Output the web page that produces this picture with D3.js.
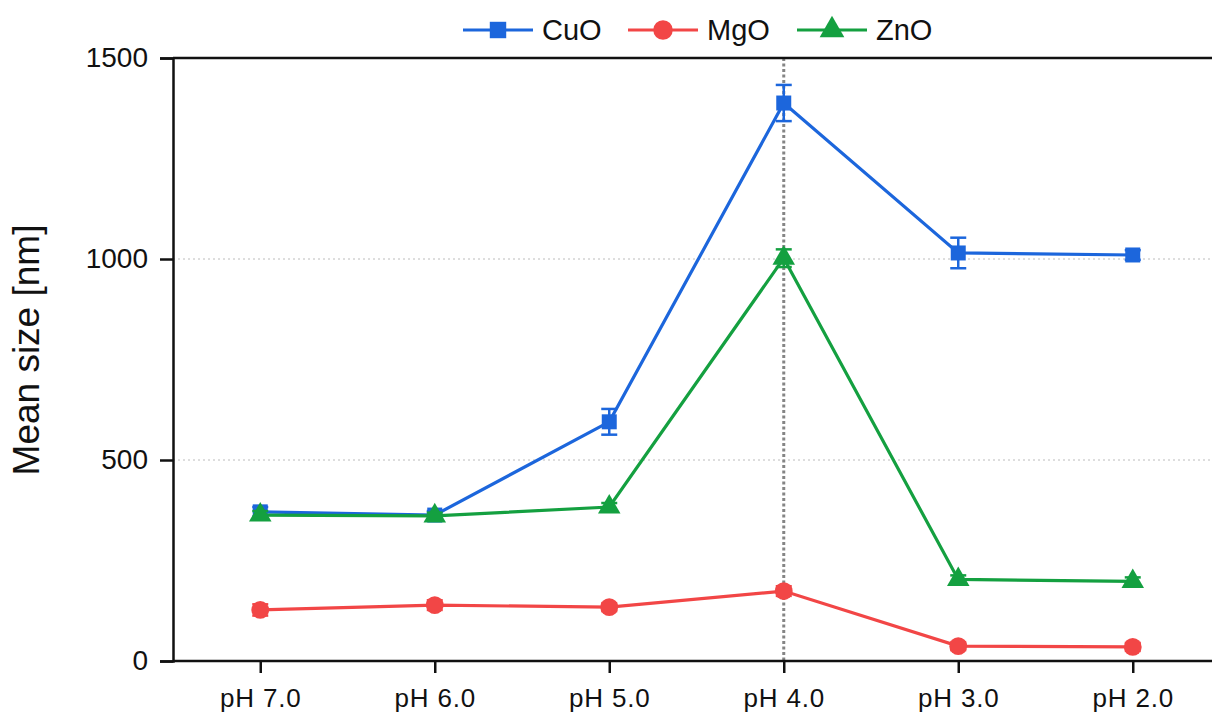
<!DOCTYPE html>
<html>
<head>
<meta charset="utf-8">
<script src="https://cdn.jsdelivr.net/npm/d3@7"></script>
<style>
  body { margin: 0; background: #fff; }
  svg { display: block; font-family: "Liberation Sans", Arial, sans-serif; }
</style>
</head>
<body>
<div id="chart"></div>
<script>
// data
var categories = ["pH 7.0", "pH 6.0", "pH 5.0", "pH 4.0", "pH 3.0", "pH 2.0"]
var cuo = [371, 363, 595, 1388, 1015, 1010]
var cuoErr = [12, 10, 32, 45, 38, 12]
var mgo = [127, 139, 134, 174, 37, 35]
var mgoErr = [14, 12, 10, 12, 10, 10]
var zno = [363, 361, 383, 1002, 203, 198]
var znoErr = [10, 8, 10, 22, 10, 10]
var yTicks = [0, 500, 1000, 1500]
var gridValues = [500, 1000]
var markedCategory = "pH 4.0"

var series = [
    {name: "CuO", values: cuo, err: cuoErr, color: "#1c66dc", symbol: d3.symbolSquare, size: 225},
    {name: "MgO", values: mgo, err: mgoErr, color: "#f24646", symbol: d3.symbolCircle, size: 250},
    {name: "ZnO", values: zno, err: znoErr, color: "#14a040", symbol: d3.symbolTriangle, size: 220}
]

var width = 1212, height = 715
var margin = {left: 173, top: 58, right: -8, bottom: 54}

var svg = d3.select("#chart").append("svg")
    .attr("width", width)
    .attr("height", height)

var x = d3.scalePoint()
    .domain(categories)
    .range([margin.left, width - margin.right])
    .padding(0.5)

var y = d3.scaleLinear()
    .domain([0, 1500])
    .range([height - margin.bottom, margin.top])

// dotted grid lines
svg.append("g").selectAll("line")
    .data(gridValues)
    .enter().append("line")
    .attr("x1", margin.left)
    .attr("x2", width)
    .attr("y1", function(d) { return y(d) })
    .attr("y2", function(d) { return y(d) })
    .attr("stroke", "#bcbcbc")
    .attr("stroke-width", 1)
    .attr("stroke-dasharray", "2,3")

// vertical marker at pH 4.0
svg.append("line")
    .attr("x1", x(markedCategory))
    .attr("x2", x(markedCategory))
    .attr("y1", y(1500))
    .attr("y2", y(0))
    .attr("stroke", "#858585")
    .attr("stroke-width", 3)
    .attr("stroke-dasharray", "3,2.5")

// axes
var yAxis = svg.append("g")
    .attr("transform", "translate(" + margin.left + ",0)")
    .call(d3.axisLeft(y).tickValues(yTicks).tickFormat(d3.format("d")).tickSize(13).tickPadding(12))
yAxis.select(".domain").attr("stroke", "#111").attr("stroke-width", 2.5)
yAxis.selectAll(".tick line").attr("stroke", "#111").attr("stroke-width", 2.5)
yAxis.selectAll("text")
    .style("font-size", "28px").attr("fill", "#111")
    .style("font-family", "Liberation Sans, Arial, sans-serif")

var xAxis = svg.append("g")
    .attr("transform", "translate(0," + y(0) + ")")
    .call(d3.axisBottom(x).tickSize(12).tickPadding(16).tickSizeOuter(0))
xAxis.select(".domain").attr("stroke", "#111").attr("stroke-width", 2.5)
    .attr("d", "M" + margin.left + ",0H" + width)
xAxis.selectAll(".tick line").attr("stroke", "#111").attr("stroke-width", 2.5)
xAxis.selectAll("text")
    .style("font-size", "26px").style("letter-spacing", "0.8px").attr("fill", "#111")
    .style("font-family", "Liberation Sans, Arial, sans-serif")

// top frame line
svg.append("line")
    .attr("x1", margin.left)
    .attr("x2", width)
    .attr("y1", y(1500))
    .attr("y2", y(1500))
    .attr("stroke", "#111")
    .attr("stroke-width", 2.5)

// y label
svg.append("text")
    .attr("transform", "translate(39,350)rotate(-90)")
    .attr("text-anchor", "middle")
    .style("font-size", "37px")
    .attr("fill", "#111")
    .text("Mean size [nm]")

var line = d3.line()
    .x(function(d, i) { return x(categories[i]) })
    .y(function(d) { return y(d) })

var g = svg.selectAll(".series")
    .data(series)
    .enter().append("g")
    .attr("class", "series")

g.append("path")
    .attr("d", function(s) { return line(s.values) })
    .attr("fill", "none")
    .attr("stroke", function(s) { return s.color })
    .attr("stroke-width", 3.2)

// error bars and markers
g.each(function(s) {
    var el = d3.select(this)
    var bars = el.selectAll(".err")
        .data(s.values.map(function(v, i) { return {v: v, e: s.err[i], c: categories[i]} }))
        .enter().append("g")
        .attr("class", "err")
        .attr("stroke", s.color)
        .attr("stroke-width", 2.5)
    bars.append("line")
        .attr("x1", function(d) { return x(d.c) })
        .attr("x2", function(d) { return x(d.c) })
        .attr("y1", function(d) { return y(d.v - d.e) })
        .attr("y2", function(d) { return y(d.v + d.e) })
    bars.append("line")
        .attr("x1", function(d) { return x(d.c) - 8 })
        .attr("x2", function(d) { return x(d.c) + 8 })
        .attr("y1", function(d) { return y(d.v + d.e) })
        .attr("y2", function(d) { return y(d.v + d.e) })
    bars.append("line")
        .attr("x1", function(d) { return x(d.c) - 8 })
        .attr("x2", function(d) { return x(d.c) + 8 })
        .attr("y1", function(d) { return y(d.v - d.e) })
        .attr("y2", function(d) { return y(d.v - d.e) })

    el.selectAll(".pt")
        .data(s.values)
        .enter().append("path")
        .attr("class", "pt")
        .attr("d", d3.symbol().type(s.symbol).size(s.size))
        .attr("transform", function(d, i) { return "translate(" + x(categories[i]) + "," + y(d) + ")" })
        .attr("fill", s.color)
})

// legend
var legendX = [463, 628, 797]
var legend = svg.selectAll(".legend")
    .data(series)
    .enter().append("g")
    .attr("class", "legend")
    .attr("transform", function(s, i) { return "translate(" + legendX[i] + ",30)" })

legend.append("line")
    .attr("x1", 0).attr("x2", 70)
    .attr("stroke", function(s) { return s.color })
    .attr("stroke-width", 3.2)
legend.append("path")
    .attr("d", function(s) { return d3.symbol().type(s.symbol).size(s.size * 1.2)() })
    .attr("transform", "translate(35,0)")
    .attr("fill", function(s) { return s.color })
legend.append("text")
    .attr("x", 79)
    .attr("dy", "0.36em")
    .style("font-size", "29px")
    .attr("fill", "#111")
    .text(function(s) { return s.name })
</script>
</body>
</html>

----------

▶ _WORK TO BE COMPLETED_:
Repeat all of the data above word for word, minus the pictures.

▶ _PROBLEM SOLUTION_:
Output the web page that produces this picture with D3.js.
<!DOCTYPE html>
<html>
<head>
<meta charset="utf-8">
<script src="https://cdn.jsdelivr.net/npm/d3@7"></script>
<style>
  body { margin: 0; background: #fff; }
  svg { display: block; font-family: "Liberation Sans", Arial, sans-serif; }
</style>
</head>
<body>
<div id="chart"></div>
<script>
// data
var categories = ["pH 7.0", "pH 6.0", "pH 5.0", "pH 4.0", "pH 3.0", "pH 2.0"]
var cuo = [371, 363, 595, 1388, 1015, 1010]
var cuoErr = [12, 10, 32, 45, 38, 12]
var mgo = [127, 139, 134, 174, 37, 35]
var mgoErr = [14, 12, 10, 12, 10, 10]
var zno = [363, 361, 383, 1002, 203, 198]
var znoErr = [10, 8, 10, 22, 10, 10]
var yTicks = [0, 500, 1000, 1500]
var gridValues = [500, 1000]
var markedCategory = "pH 4.0"

var series = [
    {name: "CuO", values: cuo, err: cuoErr, color: "#1c66dc", symbol: d3.symbolSquare, size: 225},
    {name: "MgO", values: mgo, err: mgoErr, color: "#f24646", symbol: d3.symbolCircle, size: 250},
    {name: "ZnO", values: zno, err: znoErr, color: "#14a040", symbol: d3.symbolTriangle, size: 220}
]

var width = 1212, height = 715
var margin = {left: 173, top: 58, right: -8, bottom: 54}

var svg = d3.select("#chart").append("svg")
    .attr("width", width)
    .attr("height", height)

var x = d3.scalePoint()
    .domain(categories)
    .range([margin.left, width - margin.right])
    .padding(0.5)

var y = d3.scaleLinear()
    .domain([0, 1500])
    .range([height - margin.bottom, margin.top])

// dotted grid lines
svg.append("g").selectAll("line")
    .data(gridValues)
    .enter().append("line")
    .attr("x1", margin.left)
    .attr("x2", width)
    .attr("y1", function(d) { return y(d) })
    .attr("y2", function(d) { return y(d) })
    .attr("stroke", "#bcbcbc")
    .attr("stroke-width", 1)
    .attr("stroke-dasharray", "2,3")

// vertical marker at pH 4.0
svg.append("line")
    .attr("x1", x(markedCategory))
    .attr("x2", x(markedCategory))
    .attr("y1", y(1500))
    .attr("y2", y(0))
    .attr("stroke", "#858585")
    .attr("stroke-width", 3)
    .attr("stroke-dasharray", "3,2.5")

// axes
var yAxis = svg.append("g")
    .attr("transform", "translate(" + margin.left + ",0)")
    .call(d3.axisLeft(y).tickValues(yTicks).tickFormat(d3.format("d")).tickSize(13).tickPadding(12))
yAxis.select(".domain").attr("stroke", "#111").attr("stroke-width", 2.5)
yAxis.selectAll(".tick line").attr("stroke", "#111").attr("stroke-width", 2.5)
yAxis.selectAll("text")
    .style("font-size", "28px").attr("fill", "#111")
    .style("font-family", "Liberation Sans, Arial, sans-serif")

var xAxis = svg.append("g")
    .attr("transform", "translate(0," + y(0) + ")")
    .call(d3.axisBottom(x).tickSize(12).tickPadding(16).tickSizeOuter(0))
xAxis.select(".domain").attr("stroke", "#111").attr("stroke-width", 2.5)
    .attr("d", "M" + margin.left + ",0H" + width)
xAxis.selectAll(".tick line").attr("stroke", "#111").attr("stroke-width", 2.5)
xAxis.selectAll("text")
    .style("font-size", "26px").style("letter-spacing", "0.8px").attr("fill", "#111")
    .style("font-family", "Liberation Sans, Arial, sans-serif")

// top frame line
svg.append("line")
    .attr("x1", margin.left)
    .attr("x2", width)
    .attr("y1", y(1500))
    .attr("y2", y(1500))
    .attr("stroke", "#111")
    .attr("stroke-width", 2.5)

// y label
svg.append("text")
    .attr("transform", "translate(39,350)rotate(-90)")
    .attr("text-anchor", "middle")
    .style("font-size", "37px")
    .attr("fill", "#111")
    .text("Mean size [nm]")

var line = d3.line()
    .x(function(d, i) { return x(categories[i]) })
    .y(function(d) { return y(d) })

var g = svg.selectAll(".series")
    .data(series)
    .enter().append("g")
    .attr("class", "series")

g.append("path")
    .attr("d", function(s) { return line(s.values) })
    .attr("fill", "none")
    .attr("stroke", function(s) { return s.color })
    .attr("stroke-width", 3.2)

// error bars and markers
g.each(function(s) {
    var el = d3.select(this)
    var bars = el.selectAll(".err")
        .data(s.values.map(function(v, i) { return {v: v, e: s.err[i], c: categories[i]} }))
        .enter().append("g")
        .attr("class", "err")
        .attr("stroke", s.color)
        .attr("stroke-width", 2.5)
    bars.append("line")
        .attr("x1", function(d) { return x(d.c) })
        .attr("x2", function(d) { return x(d.c) })
        .attr("y1", function(d) { return y(d.v - d.e) })
        .attr("y2", function(d) { return y(d.v + d.e) })
    bars.append("line")
        .attr("x1", function(d) { return x(d.c) - 8 })
        .attr("x2", function(d) { return x(d.c) + 8 })
        .attr("y1", function(d) { return y(d.v + d.e) })
        .attr("y2", function(d) { return y(d.v + d.e) })
    bars.append("line")
        .attr("x1", function(d) { return x(d.c) - 8 })
        .attr("x2", function(d) { return x(d.c) + 8 })
        .attr("y1", function(d) { return y(d.v - d.e) })
        .attr("y2", function(d) { return y(d.v - d.e) })

    el.selectAll(".pt")
        .data(s.values)
        .enter().append("path")
        .attr("class", "pt")
        .attr("d", d3.symbol().type(s.symbol).size(s.size))
        .attr("transform", function(d, i) { return "translate(" + x(categories[i]) + "," + y(d) + ")" })
        .attr("fill", s.color)
})

// legend
var legendX = [463, 628, 797]
var legend = svg.selectAll(".legend")
    .data(series)
    .enter().append("g")
    .attr("class", "legend")
    .attr("transform", function(s, i) { return "translate(" + legendX[i] + ",30)" })

legend.append("line")
    .attr("x1", 0).attr("x2", 70)
    .attr("stroke", function(s) { return s.color })
    .attr("stroke-width", 3.2)
legend.append("path")
    .attr("d", function(s) { return d3.symbol().type(s.symbol).size(s.size * 1.2)() })
    .attr("transform", "translate(35,0)")
    .attr("fill", function(s) { return s.color })
legend.append("text")
    .attr("x", 79)
    .attr("dy", "0.36em")
    .style("font-size", "29px")
    .attr("fill", "#111")
    .text(function(s) { return s.name })
</script>
</body>
</html>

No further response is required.